Chinese e-commerce giant Alibaba (NYSE:BABA) closed at $93.89 in its Friday debut, after opening at $92.70 and up 38% from initial offering price of  $68 per share. Releasing 320 million shares, Alibaba raised $21.8 billion, surpassing Visa to become the largest U.S. IPO ever.

"Going in we knew the stock was priced to sell and anticipated a pop,” said Dan Stefan, senior IPO analyst at private capital research firm Privco. “Our analysis gave us a fair value of $100 and we see room to grow given the strategic acquisitions, investments and profit sharing partnerships the company has made."

“I feel excited and honored and I also feel very humbled,” Executive chairman and founder Jack Ma told FOX Business in a televised interview. “It’s a great blessing from the world and we are so excited by the trust we got today.”

Ma personally owned 9% of Alibaba before the offering, and sold 12.8 million shares in the IPO. A marked change from his salary in his schoolteacher days, Ma says he does not plan to increase his expenditures with his billions. “The money I got, it’s the trust of people in me. They think I can spend money better than most people.”

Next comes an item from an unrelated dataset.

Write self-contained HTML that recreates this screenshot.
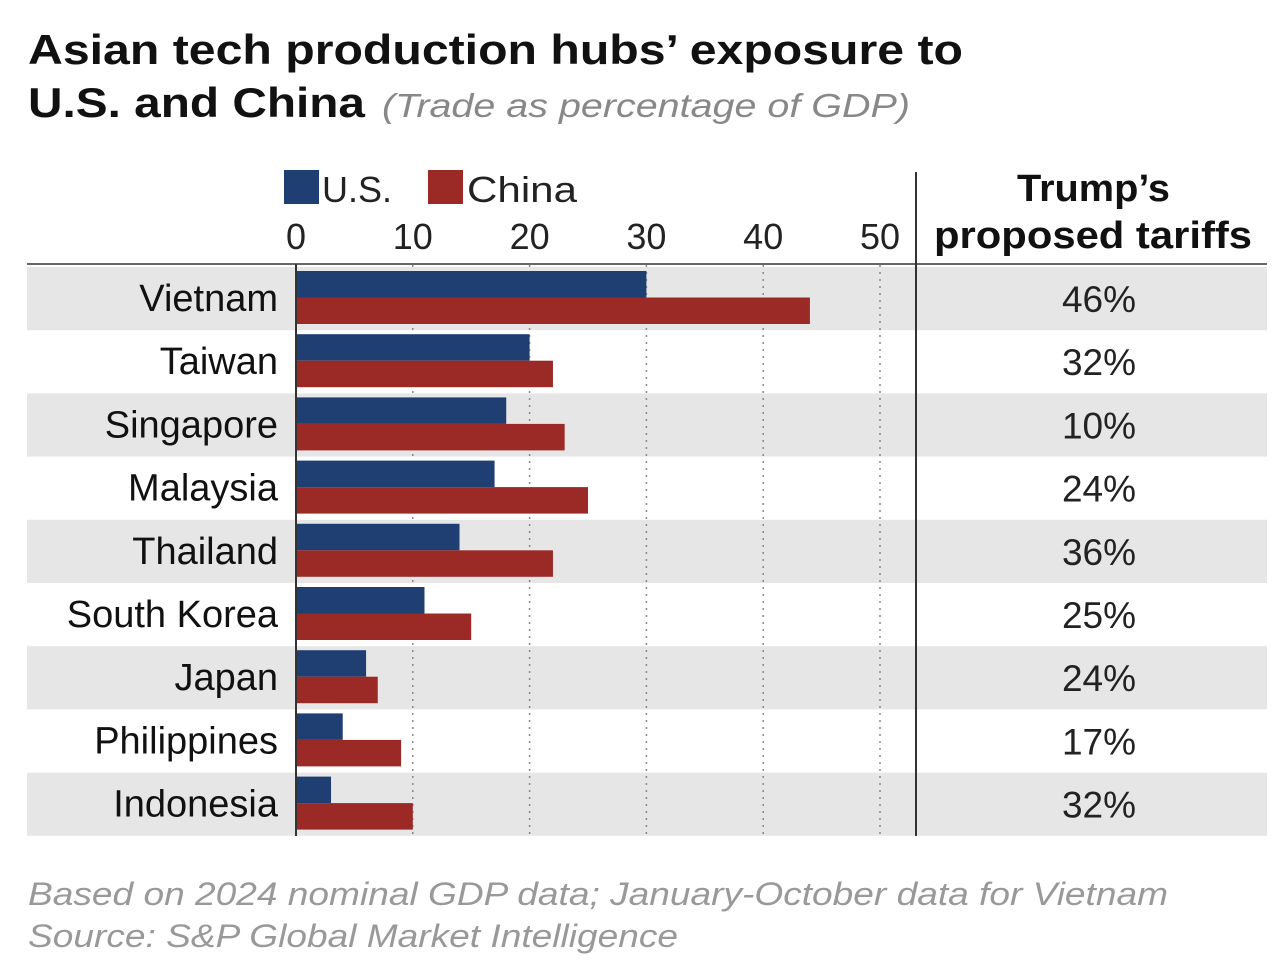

Alibaba closed the day with a market value of $231 billion, above U.S. rivals like Amazon (NASDAQ:AMZN) and eBay (NASDAQ:EBAY), but beneath Google (NASDAQ:GOOGL).

Alibaba’s largest shareholders include Japanese telecommunications corporation SoftBank, which owned 34% pre-IPO and Yahoo (NASDAQ:YHOO) which had a 22% stake, but reduced it to 16% in the IPO. Yahoo’s market cap has been closely linked to its Alibaba investment.

“We congratulate our partners at Alibaba on completing today’s well-received IPO. Yahoo has enjoyed a nine year relationship with Alibaba, and we remain major investors in the company,” said Yahoo CEO Marissa Mayer, in a statement.

Companies in the IPO pipeline will be watching Alibaba closely and a favorable trading performance could encourage other firms to list right now. Large offerings like Alibaba are considered a bellwether for the “IPO window.”

In recent years, U.S. investors were skeptical of Chinese IPOs, following several accounting scandals. But increased scrutiny has led to renewed investor confidence in Chinese stocks, with new Chinese listings performing better than any other segment of the market this year.

Some are speculating that Alibaba, which has seen remarkable growth in its fifteen years as a company, will use some of the proceeds from the offering to be more acquisitive, buying up startups to expand its presence in the U.S.

In addition to the $21.8 billion raised in its offering, the company could stand to gain $25 billion if the full over-allotment is exercised. It would then surpass the Agricultural Bank of China to become the largest IPO in the world.

The IPO was led by Credit Suisse, Deutsche Bank, Goldman Sachs, JP Morgan and Morgan Stanley. Rothschild also served as an independent equity advisor to the company.